There is just not enough time to learn the entire 200 plus forms that teach all the executions and techniques in our working lives. However Yiu Chi having made a standard approach with specialization enables the pupils to maximize their learning abilities.
However Yiu Chi maintained his family’s purest regime with his son Wan Hon by teaching him to master the 3 levels and then specialize, amongst other things, in his left hand side making him proficient in left and right offensive and defensive attacks. Wan Hon’s mastery of footwork, Tun, Toa, Bai, Sim, Fi like his father earned him the nickname a ngau (bull) as in attack and retreat he was a formidable opponent.
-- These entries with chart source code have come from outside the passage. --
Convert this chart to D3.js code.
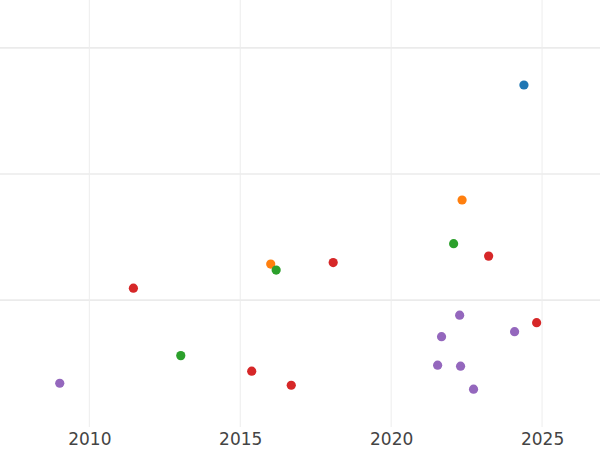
<!DOCTYPE html>
<html><head><meta charset="utf-8">
<script src="https://cdn.jsdelivr.net/npm/d3@7"></script>
<style>body{margin:0;background:#fff}svg{display:block}</style>
</head><body>
<svg id="c" width="600" height="450"></svg>
<script>
const seriesNames = ["blue", "orange", "green", "red", "purple"];
const seriesColors = ["#1f77b4", "#ff7f0e", "#2ca02c", "#d62728", "#9467bd"];
const blueYears = [2024.40];
const blueValues = [27.06];
const orangeYears = [2022.35, 2016.01];
const orangeValues = [17.94, 12.86];
const greenYears = [2022.07, 2016.19, 2013.03];
const greenValues = [14.48, 12.38, 5.60];
const redYears = [2023.23, 2018.08, 2011.46, 2024.82, 2015.38, 2016.69];
const redValues = [13.49, 12.98, 10.95, 8.21, 4.37, 3.25];
const purpleYears = [2022.27, 2021.67, 2024.09, 2009.02, 2021.54, 2022.30, 2022.73];
const purpleValues = [8.81, 7.10, 7.50, 3.41, 4.84, 4.76, 2.94];
const xTicks = [2010, 2015, 2020, 2025];
const yTicks = [10, 20, 30];

const allYears = [blueYears, orangeYears, greenYears, redYears, purpleYears];
const allValues = [blueValues, orangeValues, greenValues, redValues, purpleValues];
const points = [];
allYears.forEach((ys, i) => ys.forEach((y, j) => points.push({s: i, x: y, v: allValues[i][j]})));

const W = 600, plotH = 427;
const svg = d3.select("#c");
const x = d3.scaleLinear().domain([2007.04, 2026.92]).range([0, W]);
const y = d3.scaleLinear().domain([-0.06, 33.8]).range([plotH, 0]);

svg.append("g").selectAll("line").data(yTicks).join("line")
  .attr("x1", 0).attr("x2", W)
  .attr("y1", d => y(d)).attr("y2", d => y(d))
  .attr("stroke", "#ebebeb").attr("stroke-width", 1.6);

svg.append("g").selectAll("line").data(xTicks).join("line")
  .attr("x1", d => x(d)).attr("x2", d => x(d))
  .attr("y1", 0).attr("y2", plotH)
  .attr("stroke", "#ededed").attr("stroke-width", 1);

const xAxis = d3.axisBottom(x).tickValues(xTicks).tickFormat(d3.format("d")).tickSize(0).tickPadding(6);
const ax = svg.append("g").attr("transform", `translate(0,${plotH})`).call(xAxis);
ax.select(".domain").remove();
ax.selectAll("text").attr("font-family", "DejaVu Sans").attr("font-size", 17).attr("fill", "#444");

svg.append("g").selectAll("circle").data(points).join("circle")
  .attr("cx", d => x(d.x)).attr("cy", d => y(d.v)).attr("r", 4.6)
  .attr("fill", d => seriesColors[d.s]);
</script>
</body></html>
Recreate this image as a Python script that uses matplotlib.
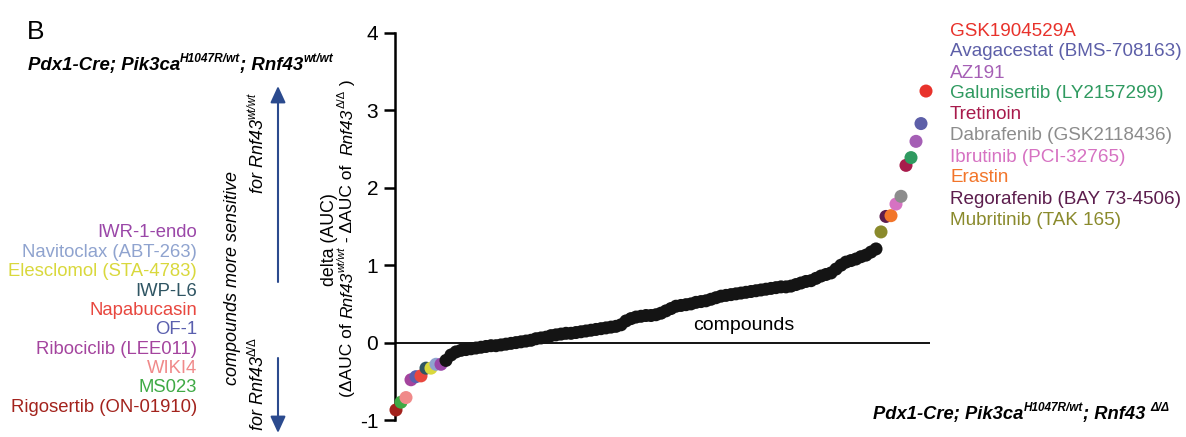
import numpy as np
import matplotlib
matplotlib.use('Agg')
import matplotlib.pyplot as plt

W, H = 1186, 437

# compounds more sensitive for Rnf43 del/del (lowest delta first)
left_names = ['Rigosertib (ON-01910)', 'MS023', 'WIKI4', 'Ribociclib (LEE011)', 'OF-1',
              'Napabucasin', 'IWP-L6', 'Elesclomol (STA-4783)', 'Navitoclax (ABT-263)', 'IWR-1-endo']
left_vals = [-0.87, -0.77, -0.71, -0.48, -0.44, -0.43, -0.33, -0.33, -0.28, -0.28]
left_colors = ['#a3231d', '#3faa45', '#f08a8a', '#a4449e', '#5a5fae',
               '#e8473f', '#2f5563', '#d9d83c', '#8fa3cf', '#9a47a8']

# all other compounds, sorted
mid_vals = [-0.23, -0.16, -0.12, -0.10, -0.09, -0.08, -0.07, -0.06, -0.05, -0.04,
            -0.04, -0.03, -0.02, -0.01, 0.00, 0.01, 0.02, 0.03, 0.05, 0.06,
            0.07, 0.09, 0.10, 0.11, 0.12, 0.12, 0.13, 0.14, 0.15, 0.16,
            0.17, 0.18, 0.19, 0.20, 0.21, 0.23, 0.28, 0.31, 0.33, 0.34,
            0.35, 0.35, 0.36, 0.38, 0.41, 0.44, 0.47, 0.48, 0.49, 0.50,
            0.52, 0.53, 0.54, 0.56, 0.58, 0.60, 0.61, 0.62, 0.63, 0.64,
            0.65, 0.66, 0.67, 0.68, 0.69, 0.70, 0.71, 0.72, 0.72, 0.73,
            0.75, 0.77, 0.79, 0.80, 0.83, 0.86, 0.88, 0.90, 0.95, 1.00,
            1.04, 1.06, 1.08, 1.11, 1.13, 1.17, 1.21]

# compounds more sensitive for Rnf43 wt/wt (lowest delta first)
right_names = ['Mubritinib (TAK 165)', 'Regorafenib (BAY 73-4506)', 'Erastin', 'Ibrutinib (PCI-32765)',
               'Dabrafenib (GSK2118436)', 'Tretinoin', 'Galunisertib (LY2157299)', 'AZ191',
               'Avagacestat (BMS-708163)', 'GSK1904529A']
right_vals = [1.43, 1.63, 1.64, 1.79, 1.89, 2.29, 2.39, 2.60, 2.83, 3.25]
right_colors = ['#8a8a2c', '#5c1d4d', '#f2752a', '#d672c2', '#8c8c8c',
                '#a81b4c', '#2f9a60', '#a55fb5', '#5d5fa8', '#e8322b']

plt.rcParams['font.family'] = ['Liberation Sans', 'DejaVu Sans']
plt.rcParams['axes.unicode_minus'] = False

vals = left_vals + mid_vals + right_vals
cols = left_colors + ['#141414'] * len(mid_vals) + right_colors
idx = np.arange(len(vals))

fig = plt.figure(figsize=(W / 100, H / 100), dpi=100)
ax = fig.add_axes([395 / W, 17 / H, 535 / W, 387 / H])
ax.axhline(0, color='black', lw=1.3, zorder=1)
ax.scatter(idx, vals, s=88, c=cols, edgecolors='none', zorder=3, clip_on=False)
ax.set_xlim(-0.2, len(vals) - 0.2)
ax.set_ylim(-1, 4)
ax.set_yticks([-1, 0, 1, 2, 3, 4])
ax.set_xticks([])
for s in ['top', 'right', 'bottom']:
    ax.spines[s].set_visible(False)
ax.spines['left'].set_linewidth(1.8)
ax.tick_params(axis='y', length=8, width=1.8, labelsize=15, pad=4)
ax.text(len(vals) * 0.65, 0.22, 'compounds', fontsize=14, ha='center', va='center')


def px(x, y):
    return x / W, 1 - y / H


def rich(x, y, parts, size, rot=0, **kw):
    # parts: (text, is_superscript, italic); x, y are image pixels of the baseline start
    r = fig.canvas.get_renderer()
    pos = 0.0
    for s, sup, it in parts:
        fs = size * 0.64 if sup else size
        shift = size * 1.389 * 0.42 if sup else 0
        if rot == 0:
            tx, ty = x + pos, y - shift
        else:
            tx, ty = x - shift, y - pos
        t = fig.text(*px(tx, ty), s, fontsize=fs, rotation=rot, rotation_mode='anchor',
                     ha='left', va='baseline', style='italic' if it else 'normal', **kw)
        bb = t.get_window_extent(r)
        pos += bb.width if rot == 0 else bb.height


# compound labels
for i, (n, c) in enumerate(zip(left_names[::-1], left_colors[::-1])):
    fig.text(*px(197, 233 + i * 19.35), n, color=c, fontsize=13.3, ha='right', va='center')
for i, (n, c) in enumerate(zip(right_names[::-1], right_colors[::-1])):
    fig.text(*px(950, 31 + i * 21.0), n, color=c, fontsize=13.6, ha='left', va='center')

fig.text(*px(27, 32), 'B', fontsize=19, ha='left', va='center')

rich(28, 70, [('Pdx1-Cre; Pik3ca', False, True), ('H1047R/wt', True, True),
              ('; Rnf43', False, True), ('wt/wt', True, True)], 13.4, weight='bold')
rich(873, 419, [('Pdx1-Cre; Pik3ca', False, True), ('H1047R/wt', True, True),
                ('; Rnf43 ', False, True), ('\u0394/\u0394', True, True)], 13.2, weight='bold')

# y label
fig.text(*px(334, 240), 'delta (AUC)', fontsize=12.8, rotation=90, rotation_mode='anchor',
         ha='center', va='baseline')
rich(352, 397, [('(\u0394AUC of ', False, False), ('Rnf43', False, True), ('wt/wt', True, True),
                (' - \u0394AUC of  ', False, False), ('Rnf43', False, True), ('\u0394/\u0394', True, False),
                (' )', False, False)], 12.5, rot=90)

# sensitivity annotation
fig.text(*px(237, 278), 'compounds more sensitive', fontsize=13, style='italic', rotation=90,
         rotation_mode='anchor', ha='center', va='baseline')
rich(263, 193, [('for Rnf43', False, True), ('wt/wt', True, True)], 13, rot=90)
rich(263, 430, [('for Rnf43', False, True), ('\u0394/\u0394', True, False)], 13, rot=90)

arrow_col = '#2b4a8e'
for a, b in [((278, 282), (278, 86)), ((278, 358), (278, 433))]:
    fig.patches.append(matplotlib.patches.FancyArrowPatch(
        px(*a), px(*b), transform=fig.transFigure, arrowstyle='-|>,head_length=5,head_width=2.3',
        color=arrow_col, lw=1.5, mutation_scale=2, shrinkA=0, shrinkB=0))

fig.savefig('out.png', dpi=100)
Yiu Chi continued his purest training for his grandson Yong Fa whom he personally trained up till 1965. Like a scene out of a movie Yiu Chi would bind the legs of the young Yong Fa and dump him upside down in cold water several times on a winter morning to Bo Qi (create Qi) followed by Lohan Qigong to develop his internal Qi and strengthen his muscular skeletal frame. Then from the age of 4, Yong Fa was trained by Yiu Chi day and night towards mastery of the 3 levels of Choy Lee Fut with immense speed and accuracy.
Yiu Chi’s father Koon Bak providing his son with both a martial and scholastic education was a legacy we all have benefited from. Yiu Chi was a true warrior of the Pen and the sword.